Allianz’ Chief Economic Advisor, Mohamed El-Erian, observed recently how deeply investors have been conditioned over the past two decades to buy every decline because there is no alternative to risk assets.  He commented, “Given the deep conditioning of markets, and its positive reinforcement by financial rewards, a huge shock to market psychology — such as a serious policy mistake, a big market accident or a combination of both — would be needed to shake investors out of a mindset that has served them incredibly well so far.”

What happens during such a shock?  Usually, a shock is preceded by a period of exuberance and high demand for stocks.  Then the shock comes, and the sentiment of market participants flips — they no longer believe in companies or their prospects, believe they are overvalued, and precipitate waves of selling. 

The pandemic has demonstrated that shocks can come from new and unexpected directions; in spite of decades of warnings from scientists, investors generally hadn’t really factored in the possibility of a medical black swan.  We think greater volatility from unexpected quarters has become more likely moving forward.  With that said, in most cases, given the determined support of policymakers which has helped produced the past months of astounding inflows to equities that we described above, most of these will be dips to buy.

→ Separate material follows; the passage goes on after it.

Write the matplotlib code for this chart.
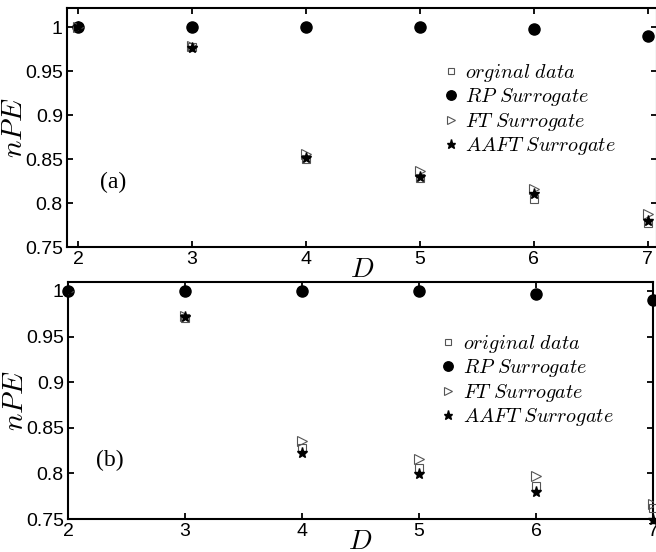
import numpy as np
import matplotlib.pyplot as plt

plt.rcParams['font.family'] = ['Liberation Sans', 'DejaVu Sans']
plt.rcParams['mathtext.fontset'] = 'cm'

D = [2, 3, 4, 5, 6, 7]

# panel (a)
orig_a = [1.0, 0.977, 0.850, 0.828, 0.805, 0.777]
rp_a = [1.0, 1.0, 1.0, 1.0, 0.998, 0.990]
ft_a = [1.0, 0.978, 0.856, 0.836, 0.816, 0.787]
aaft_a = [1.0, 0.976, 0.851, 0.830, 0.810, 0.779]

# panel (b)
orig_b = [1.0, 0.970, 0.828, 0.806, 0.786, 0.762]
rp_b = [1.0, 1.0, 1.0, 1.0, 0.997, 0.990]
ft_b = [1.0, 0.973, 0.836, 0.816, 0.797, 0.766]
aaft_b = [1.0, 0.971, 0.822, 0.799, 0.780, 0.749]

yticks = [0.75, 0.8, 0.85, 0.9, 0.95, 1]
yticklabels = ['0.75', '0.8', '0.85', '0.9', '0.95', '1']

fig = plt.figure(figsize=(6.56, 5.52), dpi=100)
ax1 = fig.add_axes([67/656, 1-247/552, 590/656, 239/552])
ax2 = fig.add_axes([68/656, 1-519/552, 585/656, 237/552])


def draw(ax, orig, rp, ft, aaft, first_label, tag, tag_pos, xlim, ylim, leg_anchor):
    ax.plot(D, orig, ls='none', marker='s', ms=5.5, mfc='none', mec='#555555', mew=0.8,
            label=first_label, clip_on=False, zorder=3)
    ax.plot(D, rp, ls='none', marker='o', ms=8, mfc='black', mec='black',
            label=r'$RP\ Surrogate$', clip_on=False, zorder=3)
    ax.plot(D, ft, ls='none', marker='>', ms=7, mfc='none', mec='#555555', mew=0.8,
            label=r'$FT\ Surrogate$', zorder=3)
    ax.plot(D, aaft, ls='none', marker='*', ms=8, mfc='black', mec='black',
            label=r'$AAFT\ Surrogate$', clip_on=False, zorder=4)
    ax.set_xlim(*xlim)
    ax.set_ylim(*ylim)
    ax.set_xticks(D)
    ax.set_yticks(yticks)
    ax.set_yticklabels(yticklabels)
    ax.tick_params(direction='in', length=4, width=1.3, labelsize=14, pad=3,
                   top=True, right=True)
    for s in ax.spines.values():
        s.set_linewidth(1.5)
    ax.set_ylabel(r'$nPE$', fontsize=21, labelpad=-2)
    ax.set_xlabel(r'$D$', fontsize=20, labelpad=-8)
    ax.text(tag_pos[0], tag_pos[1], tag, fontsize=17, family='Liberation Serif',
            ha='center', va='center')
    leg = ax.legend(loc='upper left', bbox_to_anchor=leg_anchor, frameon=False,
                    fontsize=14.5, handlelength=0.6, handletextpad=0.4,
                    labelspacing=0.12, borderpad=0, borderaxespad=0, markerscale=0.85)


draw(ax1, orig_a, rp_a, ft_a, aaft_a, r'$orginal\ data$', '(a)', (2.31, 0.823),
     (1.904, 7.08), (0.75, 1.0216), (0.64, 0.775))
draw(ax2, orig_b, rp_b, ft_b, aaft_b, r'$original\ data$', '(b)', (2.36, 0.814),
     (2, 7), (0.75, 1.0098), (0.64, 0.785))

fig.savefig('out.png', dpi=100)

Investment implications:  Various trends are afoot that suggest future problems — problems for U.S. prestige and influence in the world, and problems for the dollar.  But those problems are still far off.  For now, the dominant reality is liquidity.  Even though the pace of pandemic-driven liquidity growth has peaked and begun to decline, the amount of liquidity that is seeking to find a home in global stocks to us indicates that corrections occasioned by volatility are likely to be comparatively shallow and brief.  The Afghan debacle is a stain on U.S. credibility — but for now, and likely for some time to come, this reality is far from the market’s mind.  Buy the dips.